The problem we are solving with this project is one that has existed for a long time, but has had suboptimal solutions that leave people unsafe. A key learning we had while ideating for this hackathon was that problems that are long standing and as simple to describe as scam call detection have layers of underlying detail and complexity that can be unpacked to lead to higher levels of security.

Streaming real-time data into an LLM and communicating its continuously generated results with a clean, frictionless interface for our target demographic—senior citizens, who are primarily the most susceptible to these telephone attacks—was a huge lesson and experience in dealing with threading, parallel programming and integrating inference models with the power of real-time, dynamic data as opposed to the static forms each of us have typically used in projects outside of this hackathon.

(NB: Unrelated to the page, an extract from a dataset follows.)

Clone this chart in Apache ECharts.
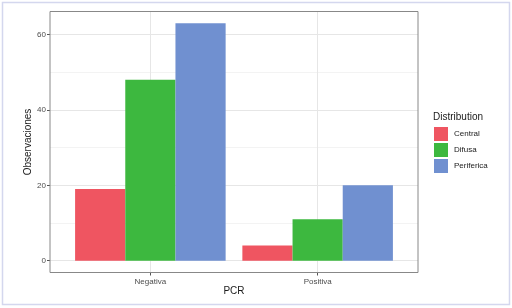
<!DOCTYPE html>
<html><head><meta charset="utf-8">
<script src="https://cdn.jsdelivr.net/npm/echarts@6/dist/echarts.min.js"></script>
<style>html,body{margin:0;padding:0;background:#fff}#c{width:512px;height:308px}</style>
</head><body><div id="c"></div>
<script>
const categories = ['Negativa', 'Positiva'];
const seriesNames = ['Central', 'Difusa', 'Periferica'];
const centralValues = [19, 4];
const difusaValues = [48, 11];
const perifericaValues = [63, 20];
const yTicks = [0, 20, 40, 60];
const colors = ['#EF5561', '#3DB83F', '#7090D0'];
const FONT = '"Liberation Sans", Arial, sans-serif';

const P = {left: 50, top: 11.5, right: 418, bottom: 272.5};
const W = P.right - P.left, H = P.bottom - P.top;
const maxV = Math.max(...centralValues, ...difusaValues, ...perifericaValues);
const yMin = -maxV * 0.05, yMax = maxV * 1.05;
const xMin = 0.4, xMax = categories.length + 0.6;
const xSpan = xMax - xMin;
const barLeft = P.left + (0.5 - xMin) / xSpan * W;
const barRight = P.left + (categories.length + 0.5 - xMin) / xSpan * W;

const chart = echarts.init(document.getElementById('c'), null, {renderer: 'canvas'});
const allData = [centralValues, difusaValues, perifericaValues];
chart.setOption({
  animation: false,
  textStyle: {fontFamily: FONT},
  title: {text: 'Distribution', left: 433, top: 112, textStyle: {fontSize: 10, fontWeight: 'normal', color: '#1a1a1a', fontFamily: FONT}, padding: 0},
  legend: {
    orient: 'vertical', left: 434, top: 127, itemWidth: 14, itemHeight: 14, itemGap: 2,
    icon: 'rect', padding: 0, data: seriesNames,
    textStyle: {fontSize: 8, color: '#1a1a1a', fontFamily: FONT, padding: [0,0,0,1]}
  },
  grid: [
    {left: P.left, top: P.top, width: W, height: H, show: false, containLabel: false},
    {left: barLeft, top: P.top, width: barRight - barLeft, height: H, show: false, containLabel: false}
  ],
  xAxis: [
    {gridIndex: 0, type: 'value', min: xMin, max: xMax, minInterval: 1, maxInterval: 1,
     axisLine: {show: false, onZero: false},
     axisTick: {show: true, length: 3, lineStyle: {color: '#555'}, customValues: categories.map((c, i) => i + 1)},
     axisLabel: {show: true, fontSize: 8, color: '#4d4d4d', margin: 5, fontFamily: FONT,
       customValues: categories.map((c, i) => i + 1),
       formatter: v => categories[Math.round(v) - 1] || ''},
     splitLine: {show: true, lineStyle: {color: '#e6e6e6', width: 1}},
     name: 'PCR', nameLocation: 'middle', nameGap: 14, nameMoveOverlap: false,
     nameTextStyle: {fontSize: 10, color: '#1a1a1a', fontFamily: FONT}},
    {gridIndex: 1, type: 'category', data: categories, boundaryGap: true, show: false}
  ],
  yAxis: [
    {gridIndex: 0, type: 'value', min: yMin, max: yMax, minInterval: 20, maxInterval: 20, splitNumber: 3,
     axisLine: {show: false, onZero: false},
     axisTick: {show: true, length: 3, lineStyle: {color: '#555'}, customValues: yTicks},
     axisLabel: {show: true, fontSize: 8, color: '#4d4d4d', margin: 4, fontFamily: FONT, customValues: yTicks},
     splitLine: {show: true, lineStyle: {color: '#e6e6e6', width: 1}},
     minorTick: {show: false, splitNumber: 2},
     minorSplitLine: {show: true, lineStyle: {color: '#f3f3f3', width: 1}},
     name: 'Observaciones', nameLocation: 'middle', nameGap: 17, nameRotate: 90, nameMoveOverlap: false,
     nameTextStyle: {fontSize: 10, color: '#1a1a1a', fontFamily: FONT}},
    {gridIndex: 1, type: 'value', min: yMin, max: yMax, show: false}
  ],
  series: seriesNames.map((n, i) => ({
    name: n, type: 'bar', xAxisIndex: 1, yAxisIndex: 1, data: allData[i],
    barGap: '0%', barCategoryGap: '10%', itemStyle: {color: colors[i]}
  })),
  graphic: [
    {type: 'rect', z: 100, shape: {x: P.left, y: P.top, width: W, height: H}, style: {fill: null, stroke: '#888', lineWidth: 1}},
    {type: 'rect', z: 100, shape: {x: 2.5, y: 2.5, width: 507, height: 302}, style: {fill: null, stroke: '#d4d7ee', lineWidth: 1.5}}
  ]
});
</script></body></html>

In particular, dealing with the platform restrictions of calling on iOS vs Android due to tight handles by carriers led us to innovate tremendously with our UI/UX flow and the control flow of our core program. Taking small pivots when we hit roadblocks with instances like call forwarding on iOS and chunking data intelligently to prevent overflowing our inference model with an overwhelming number of requests from streamed, noisy data taught us a lot about dealing with volatile data in-flow and finding technical innovations that move us forward towards our solution quickly.

What's next for Shascam

Alongside providing reasoning for why an attack may potentially be from a scammer, making it possible to categorize different scams experienced by users with respect to recency of certain scripts being experienced or tricks by scammers on call is a goal we have to help slowly educate users about the types of trends they are experiencing and are most susceptible to, introducing a form of personalization of what risks they may be putting themselves in during such conversations.

Another area we want to continue in is finetuning. Specifically, we want to finetune an LLM on clean and diverse data which, due to the time constraints and resource constraints, we weren’t able to create and find during the hackathon.